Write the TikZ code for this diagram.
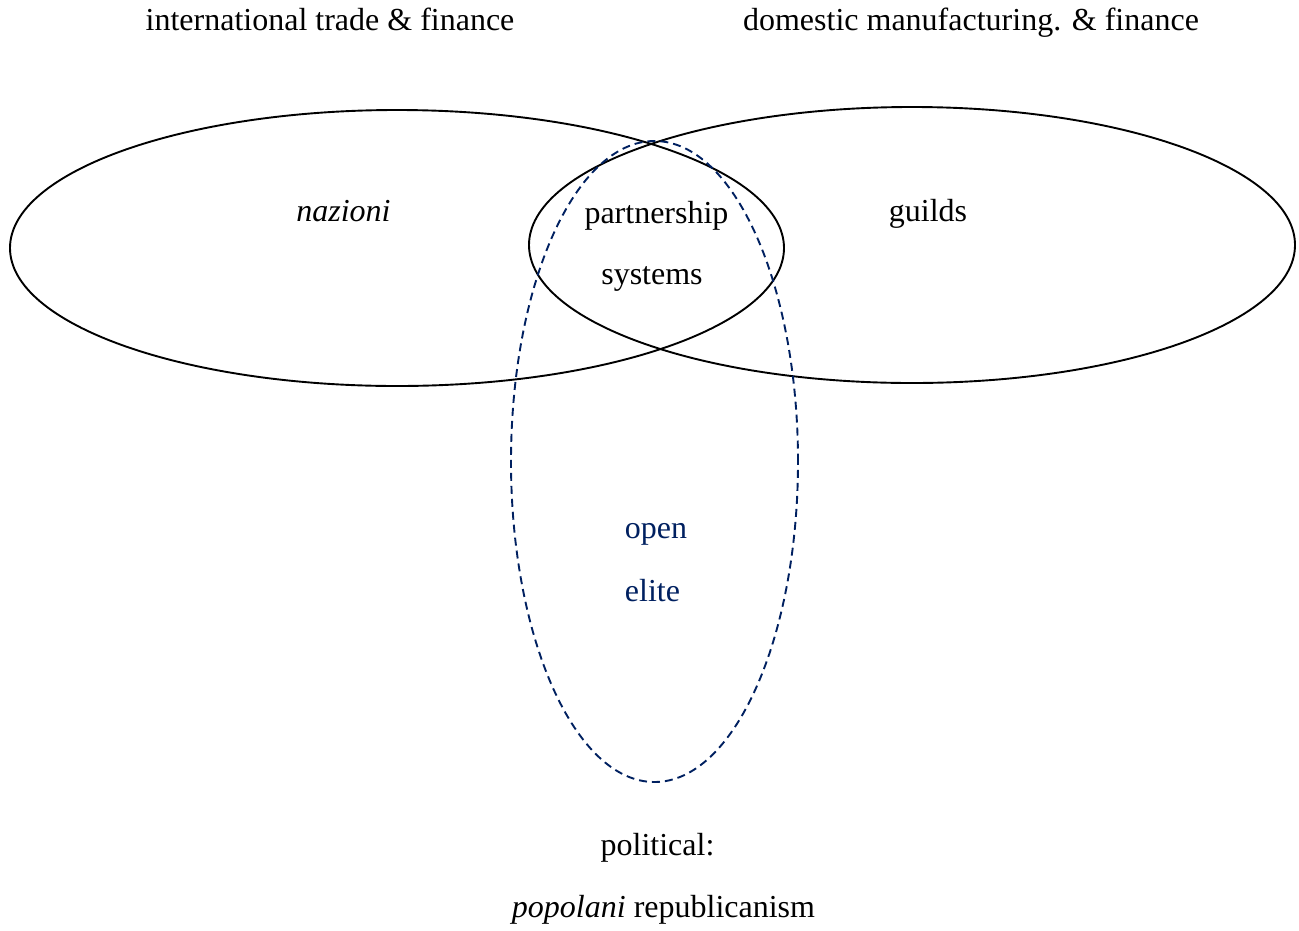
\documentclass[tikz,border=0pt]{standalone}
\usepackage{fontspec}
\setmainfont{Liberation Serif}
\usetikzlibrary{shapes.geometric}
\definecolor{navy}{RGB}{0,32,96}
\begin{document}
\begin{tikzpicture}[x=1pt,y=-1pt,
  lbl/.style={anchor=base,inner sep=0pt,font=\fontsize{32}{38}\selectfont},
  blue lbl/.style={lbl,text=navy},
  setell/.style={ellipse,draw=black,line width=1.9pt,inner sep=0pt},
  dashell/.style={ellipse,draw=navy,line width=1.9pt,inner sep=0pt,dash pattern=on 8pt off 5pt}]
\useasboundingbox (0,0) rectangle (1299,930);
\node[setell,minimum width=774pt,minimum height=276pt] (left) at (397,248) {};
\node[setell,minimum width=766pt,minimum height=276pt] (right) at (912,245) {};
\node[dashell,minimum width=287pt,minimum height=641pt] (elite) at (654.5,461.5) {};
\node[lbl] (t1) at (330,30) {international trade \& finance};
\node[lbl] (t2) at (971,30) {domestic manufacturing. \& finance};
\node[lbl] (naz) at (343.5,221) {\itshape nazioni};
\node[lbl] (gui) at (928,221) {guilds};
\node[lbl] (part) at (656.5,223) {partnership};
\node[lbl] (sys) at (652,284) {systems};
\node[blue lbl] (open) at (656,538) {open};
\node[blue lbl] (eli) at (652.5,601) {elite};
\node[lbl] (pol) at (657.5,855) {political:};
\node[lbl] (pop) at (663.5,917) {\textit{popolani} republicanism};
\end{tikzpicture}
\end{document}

※

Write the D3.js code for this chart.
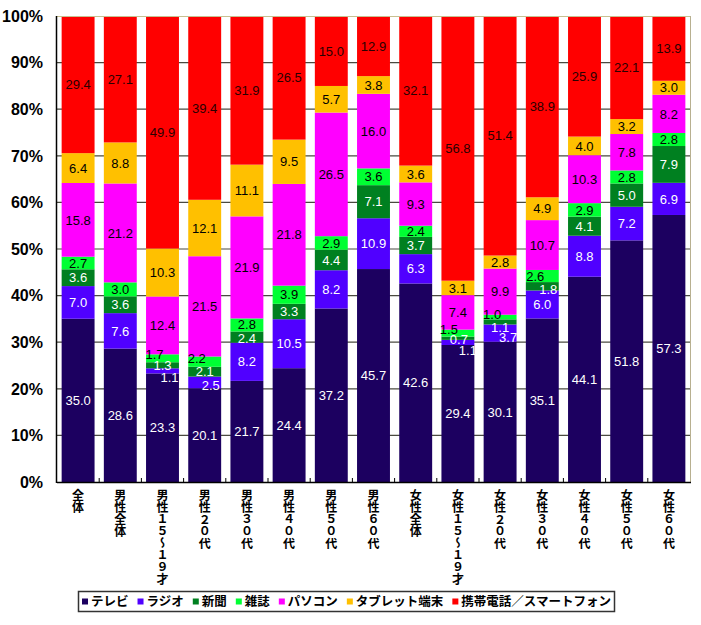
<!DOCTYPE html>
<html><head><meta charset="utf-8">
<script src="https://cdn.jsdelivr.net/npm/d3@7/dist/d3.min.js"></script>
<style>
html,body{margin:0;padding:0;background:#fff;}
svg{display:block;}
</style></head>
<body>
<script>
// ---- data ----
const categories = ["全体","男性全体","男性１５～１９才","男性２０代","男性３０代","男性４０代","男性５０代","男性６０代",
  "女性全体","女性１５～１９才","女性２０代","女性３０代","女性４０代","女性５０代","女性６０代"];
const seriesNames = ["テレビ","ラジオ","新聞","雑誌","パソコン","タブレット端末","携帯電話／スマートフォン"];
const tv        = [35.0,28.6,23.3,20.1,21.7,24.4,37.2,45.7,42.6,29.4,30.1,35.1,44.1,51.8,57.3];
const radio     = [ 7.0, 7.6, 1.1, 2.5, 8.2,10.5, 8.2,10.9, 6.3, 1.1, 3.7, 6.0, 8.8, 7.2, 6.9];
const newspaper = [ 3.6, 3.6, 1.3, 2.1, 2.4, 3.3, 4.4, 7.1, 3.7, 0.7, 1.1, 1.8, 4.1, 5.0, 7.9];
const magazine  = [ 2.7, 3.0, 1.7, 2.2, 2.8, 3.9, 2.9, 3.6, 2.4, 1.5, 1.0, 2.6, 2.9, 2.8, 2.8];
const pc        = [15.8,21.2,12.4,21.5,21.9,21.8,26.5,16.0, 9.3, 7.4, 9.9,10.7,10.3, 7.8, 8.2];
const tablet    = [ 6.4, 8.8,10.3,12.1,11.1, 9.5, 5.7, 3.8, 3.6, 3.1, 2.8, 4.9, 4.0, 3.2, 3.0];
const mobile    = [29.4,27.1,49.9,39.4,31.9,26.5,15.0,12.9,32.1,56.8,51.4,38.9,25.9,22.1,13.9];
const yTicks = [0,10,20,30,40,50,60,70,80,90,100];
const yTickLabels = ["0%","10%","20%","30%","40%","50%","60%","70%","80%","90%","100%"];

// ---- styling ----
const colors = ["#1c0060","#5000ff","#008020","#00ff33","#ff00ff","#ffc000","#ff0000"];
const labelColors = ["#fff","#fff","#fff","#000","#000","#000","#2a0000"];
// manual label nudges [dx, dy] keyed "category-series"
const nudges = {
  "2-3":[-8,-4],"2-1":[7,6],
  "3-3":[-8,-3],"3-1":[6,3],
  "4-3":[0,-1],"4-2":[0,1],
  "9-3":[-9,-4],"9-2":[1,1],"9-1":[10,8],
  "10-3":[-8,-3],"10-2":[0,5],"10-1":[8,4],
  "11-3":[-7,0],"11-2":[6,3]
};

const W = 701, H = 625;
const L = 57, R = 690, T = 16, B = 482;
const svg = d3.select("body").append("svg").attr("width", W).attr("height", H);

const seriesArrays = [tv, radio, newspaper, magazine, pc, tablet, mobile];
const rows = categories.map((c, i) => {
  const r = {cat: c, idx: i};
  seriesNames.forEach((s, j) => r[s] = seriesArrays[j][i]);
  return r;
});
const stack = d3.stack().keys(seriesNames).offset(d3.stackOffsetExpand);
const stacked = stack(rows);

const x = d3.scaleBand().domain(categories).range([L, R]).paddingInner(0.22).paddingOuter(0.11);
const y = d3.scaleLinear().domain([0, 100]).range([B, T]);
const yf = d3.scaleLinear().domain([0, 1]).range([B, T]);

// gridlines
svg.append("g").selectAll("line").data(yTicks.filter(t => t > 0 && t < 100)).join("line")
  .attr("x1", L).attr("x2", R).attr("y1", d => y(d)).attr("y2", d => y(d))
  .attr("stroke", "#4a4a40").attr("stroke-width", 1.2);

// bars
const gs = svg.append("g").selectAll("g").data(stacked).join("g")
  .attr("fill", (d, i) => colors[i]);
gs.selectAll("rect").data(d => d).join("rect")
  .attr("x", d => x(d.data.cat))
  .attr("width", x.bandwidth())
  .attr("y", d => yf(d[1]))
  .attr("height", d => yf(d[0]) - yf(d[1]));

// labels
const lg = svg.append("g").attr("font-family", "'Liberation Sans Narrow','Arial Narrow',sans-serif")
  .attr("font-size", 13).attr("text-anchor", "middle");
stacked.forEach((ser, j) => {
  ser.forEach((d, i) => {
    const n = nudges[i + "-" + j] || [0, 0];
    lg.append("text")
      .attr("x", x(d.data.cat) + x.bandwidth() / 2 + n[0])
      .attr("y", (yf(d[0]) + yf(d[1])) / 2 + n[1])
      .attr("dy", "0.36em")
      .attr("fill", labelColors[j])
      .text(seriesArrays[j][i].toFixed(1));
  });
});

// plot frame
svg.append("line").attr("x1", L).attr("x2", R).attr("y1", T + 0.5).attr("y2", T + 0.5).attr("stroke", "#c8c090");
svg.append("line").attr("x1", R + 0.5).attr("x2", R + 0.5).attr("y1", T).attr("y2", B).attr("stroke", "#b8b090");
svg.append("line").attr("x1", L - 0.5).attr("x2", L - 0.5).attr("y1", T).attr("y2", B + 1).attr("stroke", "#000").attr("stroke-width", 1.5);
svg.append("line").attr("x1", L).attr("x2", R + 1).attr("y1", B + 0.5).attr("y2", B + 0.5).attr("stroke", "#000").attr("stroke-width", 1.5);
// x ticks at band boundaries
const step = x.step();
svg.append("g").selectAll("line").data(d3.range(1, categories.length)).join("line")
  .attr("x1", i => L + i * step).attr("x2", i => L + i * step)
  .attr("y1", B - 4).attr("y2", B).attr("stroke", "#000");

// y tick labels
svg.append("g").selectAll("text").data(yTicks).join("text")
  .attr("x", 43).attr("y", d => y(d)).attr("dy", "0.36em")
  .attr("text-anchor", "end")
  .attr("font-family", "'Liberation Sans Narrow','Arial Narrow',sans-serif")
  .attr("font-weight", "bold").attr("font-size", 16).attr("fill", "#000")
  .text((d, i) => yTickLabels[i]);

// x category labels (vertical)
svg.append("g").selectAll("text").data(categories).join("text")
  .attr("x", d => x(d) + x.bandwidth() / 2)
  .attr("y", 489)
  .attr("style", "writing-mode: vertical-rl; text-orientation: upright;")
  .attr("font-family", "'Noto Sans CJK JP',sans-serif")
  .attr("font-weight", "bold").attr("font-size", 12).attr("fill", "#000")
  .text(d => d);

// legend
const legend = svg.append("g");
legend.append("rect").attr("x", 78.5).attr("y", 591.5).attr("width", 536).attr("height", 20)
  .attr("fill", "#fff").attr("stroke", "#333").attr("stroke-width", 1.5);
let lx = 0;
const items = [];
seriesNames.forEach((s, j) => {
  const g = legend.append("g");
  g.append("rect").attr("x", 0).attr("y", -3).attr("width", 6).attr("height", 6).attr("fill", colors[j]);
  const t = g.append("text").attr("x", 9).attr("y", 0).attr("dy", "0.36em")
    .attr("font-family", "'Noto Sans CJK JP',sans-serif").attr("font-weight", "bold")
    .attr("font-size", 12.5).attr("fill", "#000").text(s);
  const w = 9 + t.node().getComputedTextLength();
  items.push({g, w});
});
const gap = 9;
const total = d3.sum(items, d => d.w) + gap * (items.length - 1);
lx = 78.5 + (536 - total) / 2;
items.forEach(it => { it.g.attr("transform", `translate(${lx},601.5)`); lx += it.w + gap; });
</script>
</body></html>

※

- Instruction
Say how many lines of the material contain the word "code", with no other text.

- Full solution
2